Although Lare said the substitutes are not specifically trained, they are given instruction on what to do. When a substitute is needed, the classroom teacher is required to have a folder prepared for the substitute with essentials like a seating chart, notes and lesson plans included.

“Among the notes, there’s a form - sometimes with a child’s picture - and it explains a specific action plan should they have a health emergency,” Lare said. “They have to know what to be looking for.”

Precautions are also taken within food preparation throughout the district. For example, the entire menu for each school in WCS is online for parents to review. Also, when a student has a physician-diagnosed allergy, districts are required to provide them with substitute meals.
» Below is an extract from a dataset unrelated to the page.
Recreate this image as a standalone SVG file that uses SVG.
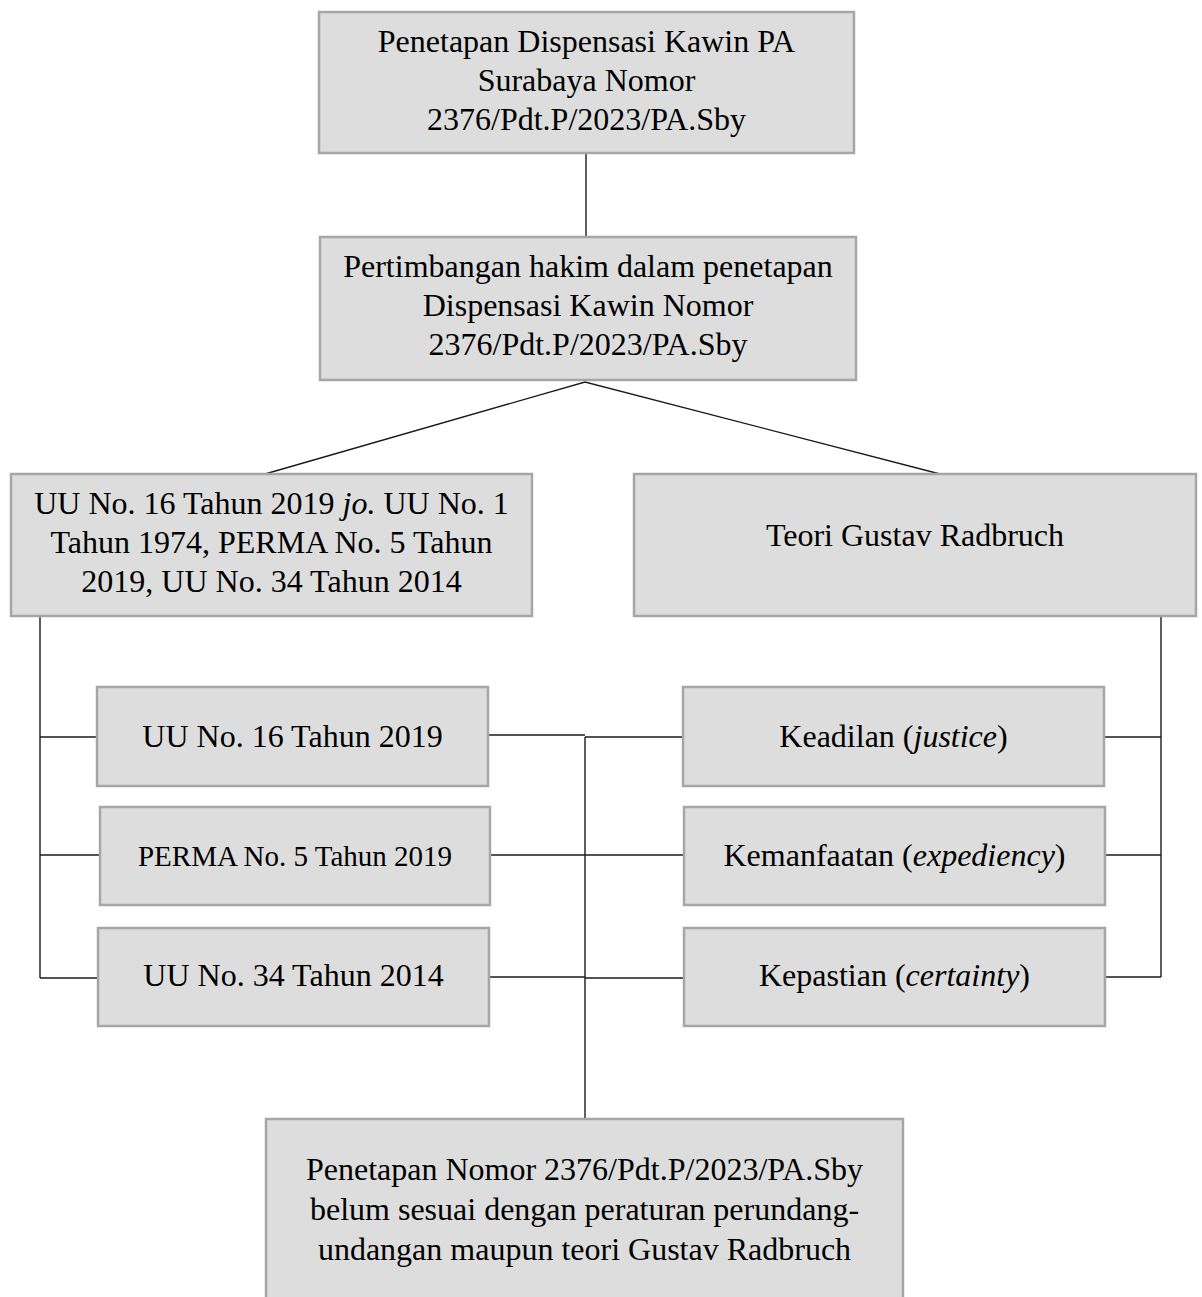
<svg xmlns="http://www.w3.org/2000/svg" width="1202" height="1297" viewBox="0 0 1202 1297">
<style>
.box{fill:#dddddd;stroke:#a6a6a6;stroke-width:2.5}
.t{font-family:"Liberation Serif","Times New Roman",serif;font-size:32px;fill:#000;text-anchor:middle}
.s{font-size:29px}
.i{font-style:italic}
.c{stroke:#1a1a1a;stroke-width:1.4;fill:none}
</style>
<rect width="1202" height="1297" fill="#fff"/>
<g id="connectors">
<line class="c" x1="586" y1="153" x2="586" y2="237"/>
<polyline class="c" points="265,474 585,382 940,474"/>
<polyline class="c" points="40,616 40,978"/>
<line class="c" x1="40" y1="737" x2="97" y2="737"/>
<line class="c" x1="40" y1="855" x2="100" y2="855"/>
<line class="c" x1="40" y1="978" x2="98" y2="978"/>
<polyline class="c" points="1161,616 1161,977"/>
<line class="c" x1="1104" y1="737" x2="1161" y2="737"/>
<line class="c" x1="1105" y1="855" x2="1161" y2="855"/>
<line class="c" x1="1105" y1="977" x2="1161" y2="977"/>
<line class="c" x1="488" y1="735" x2="585" y2="735"/>
<line class="c" x1="585" y1="737" x2="683" y2="737"/>
<line class="c" x1="490" y1="855" x2="684" y2="855"/>
<line class="c" x1="489" y1="977" x2="585" y2="977"/>
<line class="c" x1="585" y1="978" x2="684" y2="978"/>
<line class="c" x1="585" y1="737" x2="585" y2="1119"/>
</g>
<g id="n1">
<rect class="box" x="319" y="12" width="535" height="141"/>
<text class="t" x="586.5" y="52">Penetapan Dispensasi Kawin PA</text>
<text class="t" x="586.5" y="91">Surabaya Nomor</text>
<text class="t" x="586.5" y="130">2376/Pdt.P/2023/PA.Sby</text>
</g>
<g id="n2">
<rect class="box" x="320" y="237" width="536" height="143"/>
<text class="t" x="588" y="277">Pertimbangan hakim dalam penetapan</text>
<text class="t" x="588" y="316">Dispensasi Kawin Nomor</text>
<text class="t" x="588" y="355">2376/Pdt.P/2023/PA.Sby</text>
</g>
<g id="n3">
<rect class="box" x="11" y="474" width="521" height="142"/>
<text class="t" x="271.5" y="514">UU No. 16 Tahun 2019 <tspan class="i">jo.</tspan> UU No. 1</text>
<text class="t" x="271.5" y="553">Tahun 1974, PERMA No. 5 Tahun</text>
<text class="t" x="271.5" y="592">2019, UU No. 34 Tahun 2014</text>
</g>
<g id="n4">
<rect class="box" x="634" y="474" width="562" height="142"/>
<text class="t" x="915" y="546">Teori Gustav Radbruch</text>
</g>
<g id="n5">
<rect class="box" x="97" y="687" width="391" height="99"/>
<text class="t" x="292.5" y="747">UU No. 16 Tahun 2019</text>
</g>
<g id="n6">
<rect class="box" x="100" y="807" width="390" height="98"/>
<text class="t s" x="295" y="866">PERMA No. 5 Tahun 2019</text>
</g>
<g id="n7">
<rect class="box" x="98" y="928" width="391" height="98"/>
<text class="t" x="293.5" y="986">UU No. 34 Tahun 2014</text>
</g>
<g id="n8">
<rect class="box" x="683" y="687" width="421" height="99"/>
<text class="t" x="893.5" y="747">Keadilan (<tspan class="i">justice</tspan>)</text>
</g>
<g id="n9">
<rect class="box" x="684" y="807" width="421" height="98"/>
<text class="t" x="894.5" y="866">Kemanfaatan (<tspan class="i">expediency</tspan>)</text>
</g>
<g id="n10">
<rect class="box" x="684" y="928" width="421" height="98"/>
<text class="t" x="894.5" y="986">Kepastian (<tspan class="i">certainty</tspan>)</text>
</g>
<g id="n11">
<rect class="box" x="266" y="1119" width="637" height="190"/>
<text class="t" x="584.5" y="1180">Penetapan Nomor 2376/Pdt.P/2023/PA.Sby</text>
<text class="t" x="584.5" y="1220">belum sesuai dengan peraturan perundang-</text>
<text class="t" x="584.5" y="1260">undangan maupun teori Gustav Radbruch</text>
</g>
</svg>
“If a doctor sends a note that an allergy exists, we need to know what foods are to be avoided, then what are safe foods to provide,” Lare said.
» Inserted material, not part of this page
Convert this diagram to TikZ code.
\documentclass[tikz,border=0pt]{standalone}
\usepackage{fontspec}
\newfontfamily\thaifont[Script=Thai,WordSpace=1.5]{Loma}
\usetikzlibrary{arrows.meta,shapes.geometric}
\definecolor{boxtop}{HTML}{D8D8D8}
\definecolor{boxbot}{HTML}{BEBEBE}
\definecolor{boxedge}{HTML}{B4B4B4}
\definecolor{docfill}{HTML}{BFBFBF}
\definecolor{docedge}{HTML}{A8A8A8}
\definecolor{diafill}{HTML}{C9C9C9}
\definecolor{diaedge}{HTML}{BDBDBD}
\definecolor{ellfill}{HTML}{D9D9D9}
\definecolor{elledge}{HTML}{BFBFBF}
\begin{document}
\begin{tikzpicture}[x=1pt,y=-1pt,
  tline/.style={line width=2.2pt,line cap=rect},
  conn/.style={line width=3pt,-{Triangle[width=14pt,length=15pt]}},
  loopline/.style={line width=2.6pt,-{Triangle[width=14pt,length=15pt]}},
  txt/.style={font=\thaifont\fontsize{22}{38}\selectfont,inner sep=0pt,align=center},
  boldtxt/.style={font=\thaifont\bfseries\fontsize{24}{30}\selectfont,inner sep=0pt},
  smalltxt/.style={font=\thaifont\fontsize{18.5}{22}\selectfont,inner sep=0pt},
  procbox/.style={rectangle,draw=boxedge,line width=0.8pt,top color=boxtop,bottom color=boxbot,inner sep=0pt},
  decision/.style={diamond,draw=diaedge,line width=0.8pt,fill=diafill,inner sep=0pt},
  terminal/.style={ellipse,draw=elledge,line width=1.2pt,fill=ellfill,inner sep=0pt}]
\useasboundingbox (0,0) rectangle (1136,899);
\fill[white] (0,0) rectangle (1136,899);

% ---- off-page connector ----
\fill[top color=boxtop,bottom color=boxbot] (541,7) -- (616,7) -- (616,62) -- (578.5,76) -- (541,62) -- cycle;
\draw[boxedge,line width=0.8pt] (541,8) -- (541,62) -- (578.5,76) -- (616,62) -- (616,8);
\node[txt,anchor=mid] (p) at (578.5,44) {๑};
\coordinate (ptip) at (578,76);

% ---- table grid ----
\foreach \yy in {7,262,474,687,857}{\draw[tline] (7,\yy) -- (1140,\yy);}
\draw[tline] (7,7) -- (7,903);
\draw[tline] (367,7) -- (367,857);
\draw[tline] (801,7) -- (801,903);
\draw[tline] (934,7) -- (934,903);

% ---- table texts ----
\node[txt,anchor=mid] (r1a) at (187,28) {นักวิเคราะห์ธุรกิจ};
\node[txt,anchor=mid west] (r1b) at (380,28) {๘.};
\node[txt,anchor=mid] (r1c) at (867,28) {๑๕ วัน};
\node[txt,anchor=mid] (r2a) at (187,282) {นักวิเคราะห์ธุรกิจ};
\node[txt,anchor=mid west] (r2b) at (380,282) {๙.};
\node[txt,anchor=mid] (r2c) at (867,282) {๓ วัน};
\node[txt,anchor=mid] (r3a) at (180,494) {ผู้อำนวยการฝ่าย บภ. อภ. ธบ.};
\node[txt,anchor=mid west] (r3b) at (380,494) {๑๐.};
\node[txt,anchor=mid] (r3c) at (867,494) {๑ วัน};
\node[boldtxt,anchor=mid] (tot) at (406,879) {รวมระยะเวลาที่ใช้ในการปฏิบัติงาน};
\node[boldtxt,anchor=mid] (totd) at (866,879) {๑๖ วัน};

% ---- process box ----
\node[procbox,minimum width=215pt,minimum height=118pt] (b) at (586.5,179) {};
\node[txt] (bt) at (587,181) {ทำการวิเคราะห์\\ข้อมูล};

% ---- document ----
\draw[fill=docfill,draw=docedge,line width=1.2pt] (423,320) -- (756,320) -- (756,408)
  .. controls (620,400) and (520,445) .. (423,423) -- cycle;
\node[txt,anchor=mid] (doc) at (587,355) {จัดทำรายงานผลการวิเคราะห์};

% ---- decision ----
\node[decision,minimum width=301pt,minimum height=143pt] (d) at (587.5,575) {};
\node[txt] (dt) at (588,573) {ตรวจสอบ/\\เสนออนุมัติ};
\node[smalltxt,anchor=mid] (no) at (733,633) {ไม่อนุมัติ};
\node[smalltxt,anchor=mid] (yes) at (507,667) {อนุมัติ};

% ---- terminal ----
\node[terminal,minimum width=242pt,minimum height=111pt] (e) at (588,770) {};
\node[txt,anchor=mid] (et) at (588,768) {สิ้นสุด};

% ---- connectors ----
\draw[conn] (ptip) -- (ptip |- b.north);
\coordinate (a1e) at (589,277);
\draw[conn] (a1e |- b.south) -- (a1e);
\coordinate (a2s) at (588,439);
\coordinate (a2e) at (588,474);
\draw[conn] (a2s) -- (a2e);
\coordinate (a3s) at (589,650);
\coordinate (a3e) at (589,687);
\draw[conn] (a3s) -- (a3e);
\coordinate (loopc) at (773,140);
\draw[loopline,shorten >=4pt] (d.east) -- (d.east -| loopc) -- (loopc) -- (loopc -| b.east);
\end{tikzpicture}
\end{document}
Rachel’s classmates know she can’t have anything with peanuts in it and she said it’s not too hard to deal with making sure she doesn’t eat any peanuts.
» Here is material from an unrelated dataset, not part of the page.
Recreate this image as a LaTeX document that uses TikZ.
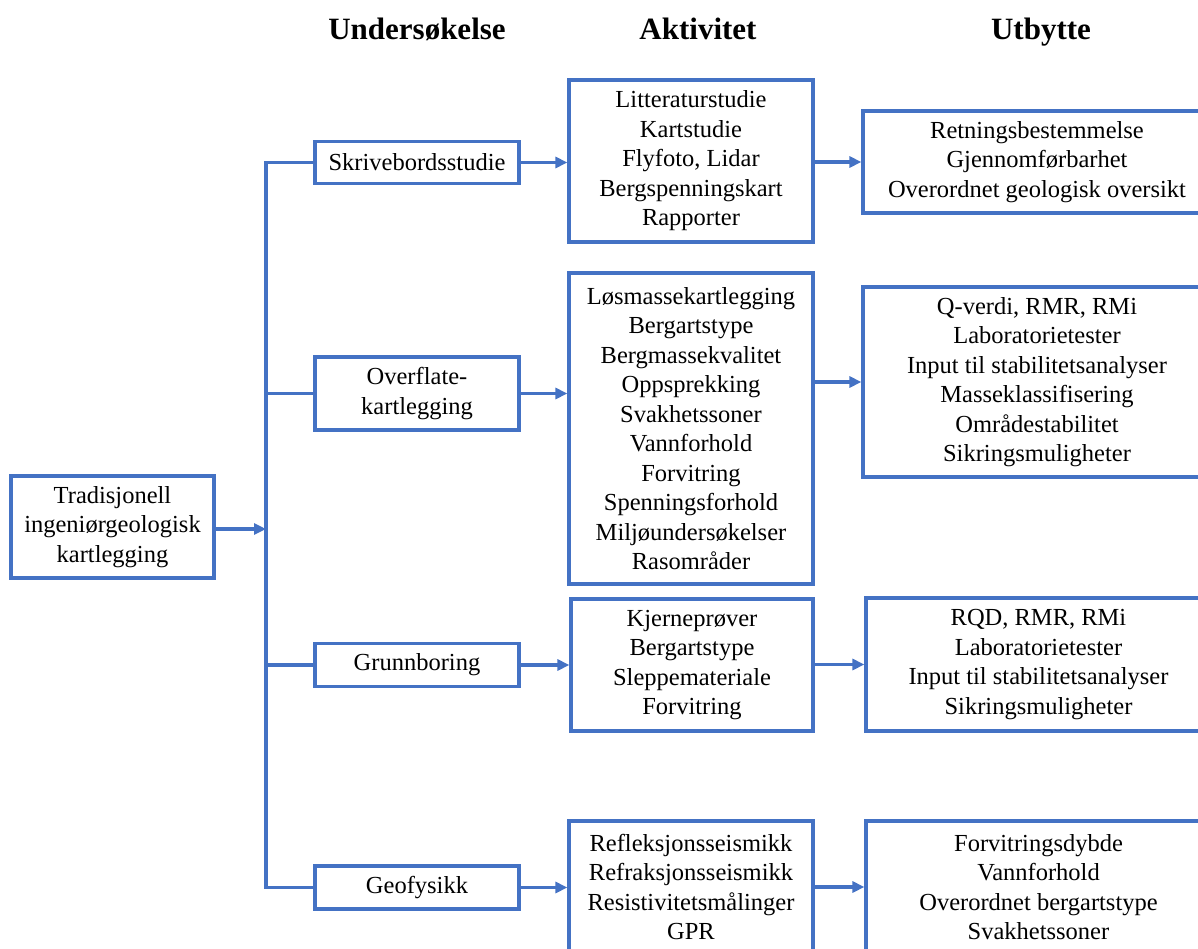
\documentclass[tikz,border=0pt]{standalone}
\usepackage{fontspec}
\setmainfont{Liberation Serif}
\usepackage{xcolor}
\definecolor{Col1}{RGB}{68,114,196}
\usetikzlibrary{arrows.meta}
\tikzstyle{Box}=[draw=Col1,line width=3.2pt,fill=white,inner sep=0pt,
align=center,font=\fontsize{24.5}{29.5}\selectfont]
\tikzstyle{Head}=[anchor=base,font=\fontsize{31}{36}\selectfont\bfseries]
\tikzstyle{Edge}=[draw=Col1,line width=3.2pt]
\tikzstyle{Arrow}=[Edge,-{Triangle[length=12pt,width=11pt]}]
\begin{document}
\begin{tikzpicture}[x=1pt,y=-1pt]
        \useasboundingbox(0,0)rectangle(1198,949);
        \node[Head](h1)at(417,40){Undersøkelse};
        \node[Head](h2)at(698,40){Aktivitet};
        \node[Head](h3)at(1041,40){Utbytte};
        \node[Box,minimum width=203,minimum height=102](T)at(112.5,527)
            {Tradisjonell\\ingeniørgeologisk\\kartlegging};
        \node[Box,minimum width=204,minimum height=42](U1)at(417,162.5)
            {Skrivebordsstudie};
        \node[Box,minimum width=204,minimum height=73](U2)at(417,393.5)
            {Overflate-\\kartlegging};
        \node[Box,minimum width=204,minimum height=43](U3)at(417,665)
            {Grunnboring};
        \node[Box,minimum width=204,minimum height=43](U4)at(417,887.5)
            {Geofysikk};
        \node[Box,minimum width=244,minimum height=162](A1)at(691,161)
            {Litteraturstudie\\Kartstudie\\Flyfoto, Lidar\\
            Bergspenningskart\\Rapporter};
        \node[Box,minimum width=244,minimum height=311](A2)at(691,428.5)
            {Løsmassekartlegging\\Bergartstype\\Bergmassekvalitet\\
            Oppsprekking\\Svakhetssoner\\Vannforhold\\Forvitring\\
            Spenningsforhold\\Miljøundersøkelser\\Rasområder};
        \node[Box,minimum width=242,minimum height=132](A3)at(692,665)
            {Kjerneprøver\\Bergartstype\\Sleppemateriale\\Forvitring};
        \node[Box,minimum width=244,minimum height=132](A4)at(691,887)
            {Refleksjonsseismikk\\Refraksjonsseismikk\\
            Resistivitetsmålinger\\GPR};
        \node[Box,minimum width=348,minimum height=102](R1)at(1037,162)
            {Retningsbestemmelse\\Gjennomførbarhet\\
            Overordnet geologisk oversikt};
        \node[Box,minimum width=348,minimum height=190](R2)at(1037,382)
            {Q-verdi, RMR, RMi\\Laboratorietester\\
            Input til stabilitetsanalyser\\Masseklassifisering\\
            Områdestabilitet\\Sikringsmuligheter};
        \node[Box,minimum width=345,minimum height=133](R3)at(1038.5,664.5)
            {RQD, RMR, RMi\\Laboratorietester\\
            Input til stabilitetsanalyser\\Sikringsmuligheter};
        \node[Box,minimum width=345,minimum height=132](R4)at(1038.5,887)
            {Forvitringsdybde\\Vannforhold\\Overordnet bergartstype\\
            Svakhetssoner};
        \coordinate(jT)at(266,529);
        \coordinate(j2)at(266,393.5);
        \coordinate(j3)at(266,665);
        \coordinate(j4)at(266,887.5);
        \draw[Edge](U1.west)-|(j4)--(U4.west);
        \draw[Edge](j2)--(U2.west);
        \draw[Edge](j3)--(U3.west);
        \draw[Arrow](T.east|-jT)--(jT);
        \draw[Arrow](U1.east)--(U1.east-|A1.west);
        \draw[Arrow](U2.east)--(U2.east-|A2.west);
        \draw[Arrow](U3.east)--(U3.east-|A3.west);
        \draw[Arrow](U4.east)--(U4.east-|A4.west);
        \draw[Arrow](A1.east|-R1.west)--(R1.west);
        \draw[Arrow](A2.east|-R2.west)--(R2.west);
        \draw[Arrow](A3.east|-R3.west)--(R3.west);
        \draw[Arrow](A4.east|-R4.west)--(R4.west);
    \end{tikzpicture}
\end{document}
“Not if you know what you can and can’t have,” Rachel said.

Cross-contamination - the unintended introduction of peanuts into a product generally by exposure during the processing or handling of a food product - can also cause a peanut allergy reaction.

“Our food service people are very aware,” Lare said, noting prevention steps those in the district take. “A lot of hand soap has peanut oil in it, for instance. People need to be in tune with ingredients they are using to prepare their food.”

Now what?

Rachel’s mother still doesn’t believe enough precautions are being taken to ensure her daughter’s safety when dealing with her peanut allergy at school.

“The district is very proactive with diabetic kids,” Livernois said. “I feel my daughter needs something like that so she’s not put in a situation that can harm her. At this point, I’ve tried everything for the procedures to be followed.”

Lare said WCS is going over all the district’s policies and guidelines - all of them, not only those dealing with students with food allergies - and new guidelines and policies will probably be created.

“I would be the last person to tell you what we have is perfect,” Lare said. “I know how difficult it is for parents. Can we do a better job? Yes, we can. As things come up, we adjust what we can.”

Right now, the district provides allergy-free tables in lunchrooms of schools where a student with a food allergy has been identified, and wipes the tables off between lunches. Lare said every attempt is made to restrict peanuts from areas where peanut-allergy students are, but the district aims to improve its guidelines altogether.

“Hopefully the state will come up with guidelines that are uniform,” Lare said.

Currently, a bill called the Food Allergy and Anaphylaxis Management Act of 2007 (HR2063 and S1232) is being reviewed in subcommittees of the U.S. Congress. Its intent is to direct the Secretary of Health and Human Services, in consultation with the Secretary of Education, to develop a voluntary policy for managing the risk of food allergy and anaphylaxis in schools. This would provide continuity among school districts in each state and throughout the country.

In addition, the bill would also establish school-based food allergy management grants that schools could apply for, which would assist with the costs of developing the policies that maintain safety guidelines for dealing with food allergies.